Written exercise
Report how many lines of the records below include the word "with". Give nothing but the number.

══════════

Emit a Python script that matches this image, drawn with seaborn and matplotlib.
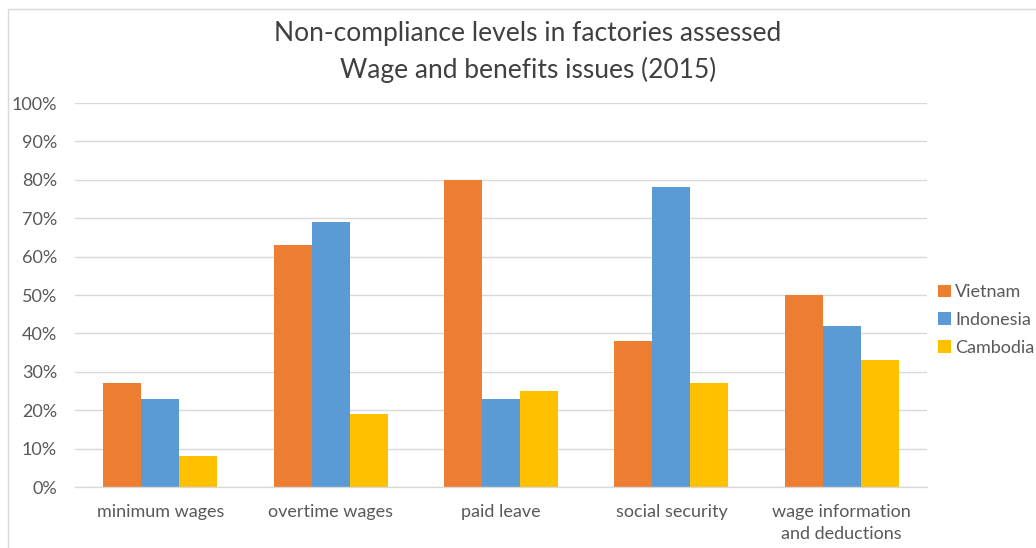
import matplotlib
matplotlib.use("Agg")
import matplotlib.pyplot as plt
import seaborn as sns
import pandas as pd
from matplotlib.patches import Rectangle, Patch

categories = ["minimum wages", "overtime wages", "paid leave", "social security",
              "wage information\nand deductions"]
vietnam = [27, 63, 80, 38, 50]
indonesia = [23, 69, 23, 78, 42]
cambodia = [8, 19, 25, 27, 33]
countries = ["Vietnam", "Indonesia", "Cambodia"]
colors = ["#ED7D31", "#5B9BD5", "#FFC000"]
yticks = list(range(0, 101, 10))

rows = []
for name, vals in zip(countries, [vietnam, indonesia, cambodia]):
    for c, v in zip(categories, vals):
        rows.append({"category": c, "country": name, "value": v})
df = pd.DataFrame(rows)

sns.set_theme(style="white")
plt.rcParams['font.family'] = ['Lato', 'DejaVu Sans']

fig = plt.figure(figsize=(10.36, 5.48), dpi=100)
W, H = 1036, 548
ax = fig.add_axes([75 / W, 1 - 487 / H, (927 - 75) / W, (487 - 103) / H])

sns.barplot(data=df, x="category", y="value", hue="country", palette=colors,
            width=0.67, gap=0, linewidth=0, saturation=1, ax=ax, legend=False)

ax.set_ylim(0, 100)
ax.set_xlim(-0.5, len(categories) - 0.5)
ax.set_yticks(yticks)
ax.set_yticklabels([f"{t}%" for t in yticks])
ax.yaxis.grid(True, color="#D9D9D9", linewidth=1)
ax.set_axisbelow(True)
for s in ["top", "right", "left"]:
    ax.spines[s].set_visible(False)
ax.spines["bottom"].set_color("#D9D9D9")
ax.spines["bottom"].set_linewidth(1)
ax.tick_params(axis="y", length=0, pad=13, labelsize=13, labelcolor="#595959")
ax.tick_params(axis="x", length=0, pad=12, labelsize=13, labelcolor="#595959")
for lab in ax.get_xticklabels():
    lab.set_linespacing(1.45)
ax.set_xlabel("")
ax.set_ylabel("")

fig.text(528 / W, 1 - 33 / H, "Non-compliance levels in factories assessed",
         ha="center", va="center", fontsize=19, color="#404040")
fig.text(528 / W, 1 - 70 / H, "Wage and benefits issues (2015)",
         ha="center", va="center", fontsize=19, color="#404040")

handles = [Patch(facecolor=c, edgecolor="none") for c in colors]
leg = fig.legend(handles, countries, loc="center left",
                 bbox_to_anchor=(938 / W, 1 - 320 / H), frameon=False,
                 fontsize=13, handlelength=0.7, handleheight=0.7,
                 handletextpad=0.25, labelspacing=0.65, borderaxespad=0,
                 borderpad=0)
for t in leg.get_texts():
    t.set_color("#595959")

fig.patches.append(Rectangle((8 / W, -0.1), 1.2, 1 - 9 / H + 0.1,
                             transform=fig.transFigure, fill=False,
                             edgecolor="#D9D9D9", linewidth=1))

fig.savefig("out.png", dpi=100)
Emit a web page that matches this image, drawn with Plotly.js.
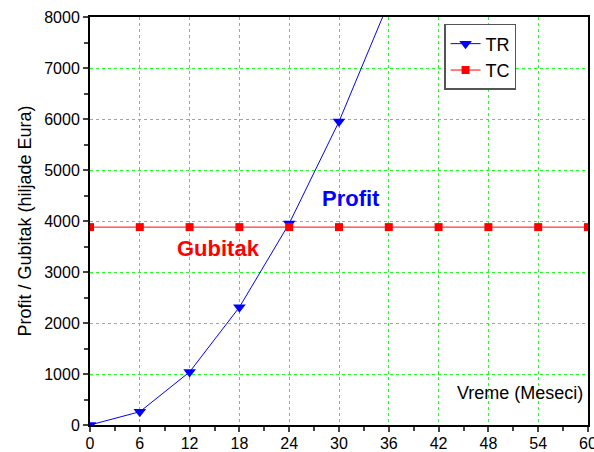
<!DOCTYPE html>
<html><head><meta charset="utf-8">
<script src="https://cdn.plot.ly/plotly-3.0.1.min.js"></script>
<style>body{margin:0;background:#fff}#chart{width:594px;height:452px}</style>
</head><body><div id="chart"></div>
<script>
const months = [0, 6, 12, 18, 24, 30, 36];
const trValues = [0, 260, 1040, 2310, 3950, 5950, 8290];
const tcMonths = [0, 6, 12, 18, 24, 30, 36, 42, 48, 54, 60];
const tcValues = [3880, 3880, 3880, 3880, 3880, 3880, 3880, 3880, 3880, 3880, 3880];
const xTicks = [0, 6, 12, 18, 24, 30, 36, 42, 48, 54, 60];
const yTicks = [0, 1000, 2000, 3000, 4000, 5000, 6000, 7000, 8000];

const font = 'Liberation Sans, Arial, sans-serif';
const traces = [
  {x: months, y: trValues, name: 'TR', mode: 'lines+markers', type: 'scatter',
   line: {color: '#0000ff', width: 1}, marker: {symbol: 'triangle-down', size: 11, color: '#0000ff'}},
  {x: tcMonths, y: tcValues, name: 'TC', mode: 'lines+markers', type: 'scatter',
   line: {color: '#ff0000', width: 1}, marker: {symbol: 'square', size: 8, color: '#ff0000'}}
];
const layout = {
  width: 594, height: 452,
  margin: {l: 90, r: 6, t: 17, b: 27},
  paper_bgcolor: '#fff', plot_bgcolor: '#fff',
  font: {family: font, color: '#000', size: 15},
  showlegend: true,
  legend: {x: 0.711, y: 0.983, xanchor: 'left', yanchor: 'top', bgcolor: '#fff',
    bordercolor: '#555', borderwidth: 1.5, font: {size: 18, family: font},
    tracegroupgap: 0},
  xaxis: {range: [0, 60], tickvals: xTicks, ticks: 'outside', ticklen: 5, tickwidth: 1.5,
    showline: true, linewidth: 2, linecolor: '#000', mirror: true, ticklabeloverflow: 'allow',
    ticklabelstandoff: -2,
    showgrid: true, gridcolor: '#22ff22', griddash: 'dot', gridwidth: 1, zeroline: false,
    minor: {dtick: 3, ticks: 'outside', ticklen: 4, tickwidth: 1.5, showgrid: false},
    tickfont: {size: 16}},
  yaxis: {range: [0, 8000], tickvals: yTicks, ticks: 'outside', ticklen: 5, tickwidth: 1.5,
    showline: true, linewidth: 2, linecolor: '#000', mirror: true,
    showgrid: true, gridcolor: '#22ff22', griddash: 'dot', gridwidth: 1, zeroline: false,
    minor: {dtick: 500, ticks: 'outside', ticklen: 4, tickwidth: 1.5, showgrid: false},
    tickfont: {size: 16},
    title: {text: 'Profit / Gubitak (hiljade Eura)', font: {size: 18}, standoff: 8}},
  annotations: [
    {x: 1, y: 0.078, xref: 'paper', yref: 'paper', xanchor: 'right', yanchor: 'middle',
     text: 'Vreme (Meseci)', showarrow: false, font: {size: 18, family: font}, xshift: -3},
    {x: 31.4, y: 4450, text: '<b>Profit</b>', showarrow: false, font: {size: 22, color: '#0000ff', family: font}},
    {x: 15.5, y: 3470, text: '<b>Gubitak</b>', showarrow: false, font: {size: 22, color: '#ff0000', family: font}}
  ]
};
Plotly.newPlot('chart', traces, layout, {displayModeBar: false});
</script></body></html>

══════════

Response to this exercise
2